Par Charles Masudi/Le Tremplin
Le 14 octobre 2025 aurait pu marquer une césure historique dans la quête de paix à l’Est de la RDC. Un mécanisme de surveillance et de vérification du cessez-le-feu venait d’être signé à Doha entre le gouvernement congolais et l’AFC/M23, sous l’égide du Qatar et avec le soutien de puissants partenaires internationaux. L’espoir renaissait. Le peuple congolais, longtemps meurtri par un conflit interminable, entrevoyait enfin une lueur de répit.
Mais voilà qu’à peine les encres sèches, la guerre des accusations reprend. Par la voix de son porte-parole, l’AFC/M23 affirme que les forces armées congolaises auraient procédé à des bombardements dans les heures suivant la signature de l’accord. Si cela est vrai, c’est un véritable camouflet diplomatique. Si cela est faux, c’est une manipulation dangereuse et cynique.
Alors, de quoi s’agit-il ? D'une diversion stratégique ? D’une dénonciation fondée ? Ou d’une manœuvre de positionnement dans les coulisses de la médiation ?
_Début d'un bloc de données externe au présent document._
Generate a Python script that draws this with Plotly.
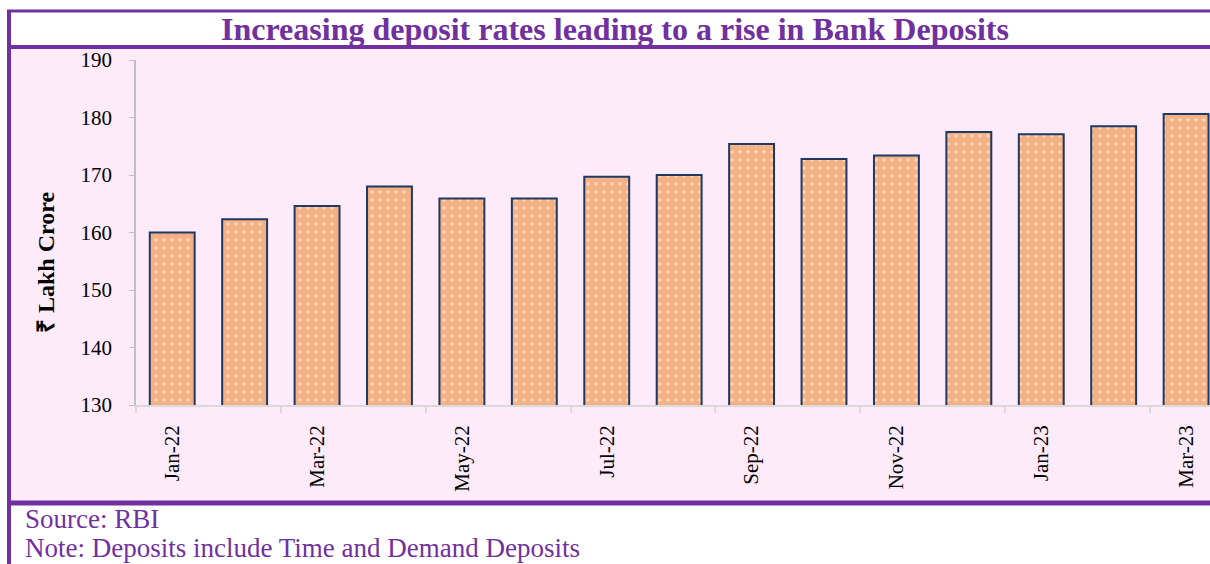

Le problème, c’est que quelle que soit la réponse, c’est toujours la population qui paie le prix fort. Celle qui, dans les collines du Nord-Kivu et les vallées du Sud-Kivu, vit la peur au ventre, les valises prêtes pour un nouveau déplacement, une nouvelle perte. On ne signe pas la paix pour la trahir le jour même. On ne crie pas à la libération tout en semant la terreur dans les villages.
Si les accusations de l’AFC/M23 sont infondées, elles relèvent d’un cynisme inacceptable, car on ne joue pas avec la douleur des civils pour servir une propagande. Dans ce cas, comment continuer à revendiquer le rôle d’un mouvement de libération alors qu’on instrumentalise la guerre dans le moment même où on prétend vouloir la paix ?
Mais si les faits dénoncés sont avérés, le gouvernement congolais doit s’expliquer sans détour. Il ne s’agit pas seulement d’un faux pas militaire, mais d’une trahison des engagements pris devant la communauté internationale, et surtout devant son propre peuple. Ce serait une gifle à tous ceux, partenaires, diplomates, victimes, qui ont investi temps, énergie et confiance dans le processus de Doha.
Le doute est là. Il faut des vérifications indépendantes. Ce mécanisme signé à Doha le permet : que les observateurs fassent leur travail, en toute transparence.
Mais au fond, une vérité demeure : soit on veut la paix, soit on veut la guerre. Il n’y a pas de demi-mesure. Et ce théâtre diplomatique sur fond de bombes, de déclarations contradictoires et de double langage commence sérieusement à lasser une population qui n’a que trop souffert.
Il est temps que les deux camps, Kinshasa comme l’AFC/M23, fassent preuve de maturité politique et de sincérité. La voie des armes ne leur a jamais été facile. Et elle ne le sera jamais. En revanche, la diplomatie, si elle est respectée, peut ouvrir un chemin de stabilité.
Ce coup de théâtre, survenu à peine quelques heures après la signature d’un accord plein d’espoir, est de très mauvais augure. On ne peut pas continuer à gaspiller les millions de dollars des contribuables congolais dans des dialogues sans lendemain, sans en payer le prix politique, moral, et humain.
Messieurs les dirigeants, déposez vos égos. Élevez votre vision. Mettez le peuple au centre. Il en va de votre légitimité, de votre humanité, et de l’avenir du pays.